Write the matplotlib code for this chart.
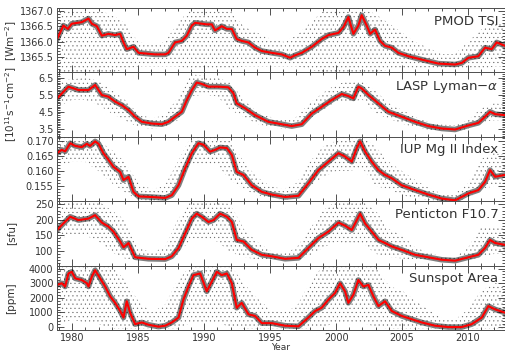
import numpy as np
import matplotlib
matplotlib.use("Agg")
import matplotlib.pyplot as plt
from matplotlib.ticker import MultipleLocator, FormatStrFormatter

# Smoothed (red) curves
tsiYears = [1978.86, 1979.34, 1979.67, 1979.97, 1980.73, 1981.24, 1981.49, 1981.87, 1982.25, 1982.75,
	1983.26, 1983.64, 1983.89, 1984.14, 1984.65, 1985.03, 1986.29, 1987.05, 1987.3, 1987.8,
	1988.31, 1988.69, 1989.07, 1989.32, 1990.2, 1990.58, 1990.83, 1991.34, 1991.72, 1992.1,
	1992.47, 1992.85, 1993.36, 1993.86, 1994.37, 1995.13, 1995.88, 1996.52, 1996.89, 1997.4,
	1998.16, 1998.91, 1999.42, 2000.18, 2000.56, 2000.93, 2001.31, 2001.69, 2001.94, 2002.32,
	2002.58, 2002.95, 2003.33, 2003.71, 2004.22, 2004.72, 2005.48, 2006.49, 2007.75, 2009.02,
	2009.52, 2010.03, 2010.78, 2011.29, 2011.79, 2012.17, 2012.8]
tsiValues = [1366.09, 1366.53, 1366.42, 1366.59, 1366.64, 1366.76, 1366.59, 1366.51, 1366.2, 1366.26,
	1366.22, 1366.26, 1365.98, 1365.76, 1365.84, 1365.64, 1365.59, 1365.59, 1365.64, 1365.98,
	1366.03, 1366.2, 1366.53, 1366.62, 1366.57, 1366.57, 1366.37, 1366.51, 1366.42, 1366.42,
	1366.09, 1366.03, 1365.98, 1365.81, 1365.7, 1365.64, 1365.59, 1365.48, 1365.56, 1365.64,
	1365.84, 1366.09, 1366.22, 1366.29, 1366.48, 1366.81, 1366.26, 1366.53, 1366.87, 1366.53,
	1366.26, 1366.4, 1366.03, 1365.87, 1365.81, 1365.64, 1365.53, 1365.42, 1365.29, 1365.26,
	1365.31, 1365.48, 1365.53, 1365.81, 1365.76, 1365.98, 1365.87]

lymanYears = [1978.86, 1979.72, 1980.48, 1981.24, 1981.74, 1982.25, 1982.75, 1983.26, 1983.76, 1984.27,
	1984.77, 1985.28, 1986.04, 1986.79, 1987.3, 1987.8, 1988.31, 1988.69, 1989.07, 1989.44,
	1989.82, 1990.33, 1991.09, 1991.84, 1992.22, 1992.47, 1993.11, 1993.86, 1994.87, 1995.88,
	1996.64, 1997.4, 1998.16, 1998.91, 1999.67, 2000.43, 2000.93, 2001.31, 2001.69, 2001.94,
	2002.45, 2003.21, 2003.96, 2004.97, 2005.98, 2006.99, 2008.0, 2009.02, 2010.03, 2010.78,
	2011.29, 2011.67, 2012.05, 2012.8]
lymanValues = [5.28, 5.97, 5.77, 5.77, 6.07, 5.48, 5.38, 5.09, 4.89, 4.60,
	4.21, 3.91, 3.81, 3.77, 3.91, 4.21, 4.5, 5.19, 5.77, 6.21,
	6.13, 5.97, 5.97, 5.93, 5.58, 4.99, 4.7, 4.3, 3.91, 3.77,
	3.66, 3.77, 4.4, 4.79, 5.19, 5.54, 5.42, 5.28, 5.97, 5.87,
	5.48, 4.99, 4.5, 4.21, 3.91, 3.66, 3.52, 3.46, 3.70, 3.85,
	4.21, 4.5, 4.36, 4.30]

mgYears = [1978.86, 1979.21, 1979.47, 1979.85, 1980.23, 1980.73, 1981.11, 1981.36, 1981.74, 1982.0,
	1982.37, 1982.75, 1983.13, 1983.64, 1983.89, 1984.27, 1984.65, 1985.03, 1986.04, 1987.05,
	1987.55, 1988.06, 1988.56, 1989.07, 1989.57, 1989.95, 1990.45, 1990.83, 1991.21, 1991.72,
	1992.1, 1992.47, 1992.98, 1993.61, 1994.37, 1995.13, 1996.14, 1997.15, 1997.9, 1998.66,
	1999.42, 2000.18, 2000.68, 2001.19, 2001.57, 2001.82, 2002.2, 2002.7, 2003.21, 2003.71,
	2004.22, 2004.97, 2005.98, 2006.99, 2008.0, 2009.02, 2010.03, 2010.78, 2011.29, 2011.67,
	2012.05, 2012.8]
mgValues = [0.1659, 0.1670, 0.1665, 0.1692, 0.1683, 0.1679, 0.1690, 0.1683, 0.1698, 0.1690,
	0.1659, 0.1637, 0.1614, 0.1597, 0.1570, 0.1581, 0.1531, 0.1516, 0.1514, 0.1511,
	0.1520, 0.1553, 0.1609, 0.1659, 0.1692, 0.1687, 0.1664, 0.1670, 0.1678, 0.1676,
	0.1653, 0.1597, 0.1587, 0.1553, 0.1531, 0.1522, 0.1514, 0.1518, 0.1559, 0.1603,
	0.1631, 0.1659, 0.1648, 0.1631, 0.1676, 0.1698, 0.1664, 0.1631, 0.1603, 0.1587,
	0.1576, 0.1553, 0.1537, 0.1522, 0.1509, 0.1503, 0.1526, 0.1537, 0.1564, 0.1603,
	0.1581, 0.1587]

f107Years = [1978.86, 1979.21, 1979.85, 1980.48, 1981.24, 1981.74, 1982.25, 1982.75, 1983.13, 1983.64,
	1983.89, 1984.27, 1984.77, 1985.78, 1987.05, 1987.55, 1988.06, 1988.56, 1989.07, 1989.44,
	1989.82, 1990.33, 1990.71, 1991.21, 1991.72, 1992.1, 1992.47, 1992.98, 1993.61, 1994.37,
	1995.13, 1996.14, 1997.15, 1997.9, 1998.66, 1999.42, 2000.18, 2000.68, 2001.19, 2001.44,
	2001.82, 2002.2, 2002.7, 2003.21, 2003.71, 2004.22, 2004.97, 2005.98, 2006.99, 2008.0,
	2009.02, 2010.03, 2010.78, 2011.29, 2011.67, 2012.05, 2012.8]
f107Values = [167, 183, 210, 199, 204, 215, 191, 178, 162, 130,
	111, 125, 79, 74, 73, 82, 109, 156, 204, 220,
	210, 193, 199, 220, 210, 193, 135, 130, 103, 87,
	82, 74, 77, 109, 141, 162, 191, 181, 167, 188,
	220, 188, 162, 135, 125, 114, 103, 87, 79, 71,
	68, 79, 87, 109, 135, 125, 119]

spotYears = [1978.86, 1979.21, 1979.47, 1979.72, 1979.97, 1980.23, 1980.73, 1981.11, 1981.24, 1981.49,
	1981.74, 1982.12, 1982.5, 1982.88, 1983.26, 1983.64, 1983.89, 1984.14, 1984.39, 1984.77,
	1985.28, 1985.78, 1986.54, 1987.05, 1987.55, 1988.06, 1988.43, 1988.81, 1989.19, 1989.7,
	1990.2, 1990.58, 1990.96, 1991.34, 1991.72, 1992.1, 1992.47, 1992.85, 1993.36, 1993.86,
	1994.37, 1995.13, 1996.14, 1997.15, 1997.9, 1998.41, 1998.91, 1999.42, 1999.92, 2000.3,
	2000.68, 2000.93, 2001.31, 2001.69, 2002.07, 2002.45, 2002.83, 2003.21, 2003.71, 2004.22,
	2004.97, 2005.73, 2006.49, 2007.5, 2008.51, 2009.52, 2010.28, 2011.04, 2011.54, 2012.05,
	2012.8]
spotValues = [2881, 2995, 2770, 3665, 3776, 3330, 3216, 3000, 2770, 3440,
	3886, 3330, 2770, 2100, 1655, 1096, 650, 1766, 985, 200,
	315, 160, 27, 94, 315, 650, 1876, 2770, 3551, 3665,
	2439, 3109, 3776, 3551, 3665, 2995, 1320, 1655, 871, 763,
	268, 268, 94, 50, 650, 1096, 1320, 1876, 2325, 2995,
	2439, 1655, 2211, 3216, 2770, 2881, 2100, 1434, 1766, 1096,
	763, 536, 315, 94, 0, 0, 200, 650, 1434, 1210,
	985]

# Spread of the daily values (upper / lower edge of the dot cloud), one value per year
envYears = list(range(1979, 2014))
tsiHigh = [1367.1, 1367.1, 1367.1, 1367.0, 1366.9, 1366.6, 1366.0, 1365.9, 1366.0, 1366.6,
	1367.1, 1367.1, 1367.1, 1367.0, 1366.5, 1366.3, 1366.1, 1366.0, 1366.2, 1366.6,
	1367.0, 1367.1, 1367.1, 1367.1, 1366.9, 1366.6, 1366.3, 1366.0, 1365.8, 1365.6,
	1365.6, 1366.0, 1366.4, 1366.6, 1366.6]
tsiLow = [1365.0, 1365.0, 1365.0, 1365.0, 1365.0, 1365.1, 1365.2, 1365.2, 1365.2, 1365.2,
	1365.1, 1365.1, 1365.1, 1365.1, 1365.2, 1365.2, 1365.2, 1365.2, 1365.2, 1365.1,
	1365.0, 1365.0, 1365.0, 1365.0, 1365.0, 1365.1, 1365.1, 1365.1, 1365.1, 1365.1,
	1365.1, 1365.1, 1365.1, 1365.2, 1365.2]
lymanHigh = [6.3, 6.4, 6.5, 6.3, 5.8, 5.2, 4.4, 4.1, 4.3, 5.3,
	6.7, 6.6, 6.5, 6.2, 5.2, 4.5, 4.2, 4.0, 4.2, 5.0,
	5.6, 6.1, 6.3, 6.3, 5.7, 5.0, 4.6, 4.2, 3.9, 3.75,
	3.7, 4.0, 4.7, 5.0, 4.9]
lymanLow = [4.8, 5.2, 5.2, 4.9, 4.4, 4.0, 3.6, 3.5, 3.6, 4.0,
	5.4, 5.5, 5.4, 4.6, 4.2, 3.8, 3.6, 3.5, 3.6, 4.1,
	4.6, 5.1, 5.1, 5.2, 4.4, 4.1, 3.8, 3.6, 3.45, 3.35,
	3.35, 3.5, 3.9, 4.0, 4.0]
mgHigh = [0.1713, 0.1713, 0.1713, 0.1700, 0.1670, 0.1630, 0.1560, 0.1540, 0.1550, 0.1630,
	0.1713, 0.1713, 0.1713, 0.1700, 0.1630, 0.1580, 0.1550, 0.1540, 0.1560, 0.1630,
	0.1680, 0.1700, 0.1713, 0.1713, 0.1680, 0.1630, 0.1600, 0.1570, 0.1545, 0.1525,
	0.1525, 0.1560, 0.1640, 0.1660, 0.1650]
mgLow = [0.162, 0.163, 0.163, 0.160, 0.156, 0.153, 0.1505, 0.1502, 0.1505, 0.154,
	0.162, 0.162, 0.162, 0.157, 0.154, 0.152, 0.151, 0.1505, 0.151, 0.155,
	0.158, 0.160, 0.160, 0.161, 0.155, 0.154, 0.152, 0.151, 0.1505, 0.1500,
	0.1500, 0.151, 0.154, 0.155, 0.155]
f107High = [260, 260, 260, 260, 230, 200, 110, 95, 110, 200,
	260, 260, 260, 250, 170, 130, 100, 90, 110, 170,
	230, 260, 260, 260, 230, 170, 150, 110, 95, 80,
	80, 110, 180, 180, 170]
f107Low = [140, 150, 150, 130, 95, 75, 68, 67, 68, 85,
	140, 140, 130, 95, 80, 72, 68, 67, 68, 85,
	110, 130, 120, 125, 90, 80, 75, 70, 67, 65,
	65, 70, 80, 90, 90]
spotHigh = [4200, 4200, 4200, 4200, 4200, 3200, 1800, 1000, 1500, 3200,
	4200, 4200, 4200, 4200, 3000, 2000, 1200, 1000, 1400, 3000,
	4200, 4200, 4200, 4200, 4200, 2800, 2500, 1800, 1200, 600,
	500, 1200, 2500, 3000, 3000]
spotLow = [200, 500, 300, 200, -100, -100, -100, -100, -100, -100,
	300, 300, 300, 0, -100, -100, -100, -100, -100, -100,
	0, 300, 200, 300, 0, -100, -100, -100, -100, -100,
	-100, -100, -100, -100, -100]

titles = ['PMOD TSI', 'LASP Lyman\u2212$\\alpha$', 'IUP Mg II Index', 'Penticton F10.7', 'Sunspot Area']
units = ['[Wm$^{-2}$]', '[10$^{11}$s$^{-1}$cm$^{-2}$]', '', '[sfu]', '[ppm]']
yLimits = [(1365.0, 1367.1), (3.03, 6.8), (0.150, 0.1713), (52, 260), (-200, 4200)]
yMinor = [0.1, 0.1, 0.001, 10, 200]
yFormats = ['%.1f', '%.1f', '%.3f', '%d', '%d']
yTicks = [[1365.5, 1366.0, 1366.5, 1367.0], [3.5, 4.5, 5.5, 6.5],
	[0.155, 0.160, 0.165, 0.170], [100, 150, 200, 250], [0, 1000, 2000, 3000, 4000]]


def main():
	curves = [(tsiYears, tsiValues), (lymanYears, lymanValues), (mgYears, mgValues),
		(f107Years, f107Values), (spotYears, spotValues)]
	spreads = [(tsiLow, tsiHigh), (lymanLow, lymanHigh), (mgLow, mgHigh),
		(f107Low, f107High), (spotLow, spotHigh)]

	plt.rcParams['hatch.linewidth'] = 0.3
	fig, axes = plt.subplots(5, 1, sharex=True, figsize=(5.06, 3.52), dpi=100)
	fig.subplots_adjust(left=0.1126, right=0.998, top=0.977, bottom=0.0625, hspace=0)

	textColor = '#333333'
	for i, ax in enumerate(axes):
		lo, hi = spreads[i]
		ax.fill_between(envYears, lo, hi, facecolor='none', edgecolor='0.4',
			hatch='....', linewidth=0)
		years, values = curves[i]
		ax.plot(years, values, color='black', lw=4, alpha=0.5)
		ax.plot(years, values, color='red', lw=1.5)

		ax.set_ylim(*yLimits[i])
		ax.set_yticks(yTicks[i])
		ax.yaxis.set_minor_locator(MultipleLocator(yMinor[i]))
		ax.yaxis.set_major_formatter(FormatStrFormatter(yFormats[i]))
		ax.xaxis.set_major_locator(MultipleLocator(5))
		ax.xaxis.set_minor_locator(MultipleLocator(1))
		ax.tick_params(which='both', direction='in', top=True, right=True,
			labelsize=7, labelcolor=textColor, color='0.2', width=0.6, pad=2.5)
		ax.tick_params(which='major', length=5)
		ax.tick_params(which='minor', length=2.5)
		for s in ax.spines.values():
			s.set_linewidth(0.7)
			s.set_color('0.3')

		ax.text(0.985, 0.9, titles[i], transform=ax.transAxes, ha='right', va='top',
			fontsize=9.5, color=textColor)
		if units[i]:
			pos = ax.get_position()
			fig.text(11 / 506, (pos.y0 + pos.y1) / 2, units[i], rotation=90,
				ha='center', va='center', fontsize=7.5, color=textColor)

	axes[-1].set_xlim(1978.85, 2012.8)
	fig.text(0.555, 0.012, 'Year', ha='center', va='center', fontsize=6.5, color=textColor)

	fig.savefig('out.png', dpi=100)


if __name__ == "__main__":
	main()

> **Exercise directions**
Only lines belong in the copy: transcribe those from the start of the data through the line that contains "from matplotlib.ticker import", and skip the pictures.

> **Exercise solution**
Write the matplotlib code for this chart.
import numpy as np
import matplotlib
matplotlib.use("Agg")
import matplotlib.pyplot as plt
from matplotlib.ticker import MultipleLocator, FormatStrFormatter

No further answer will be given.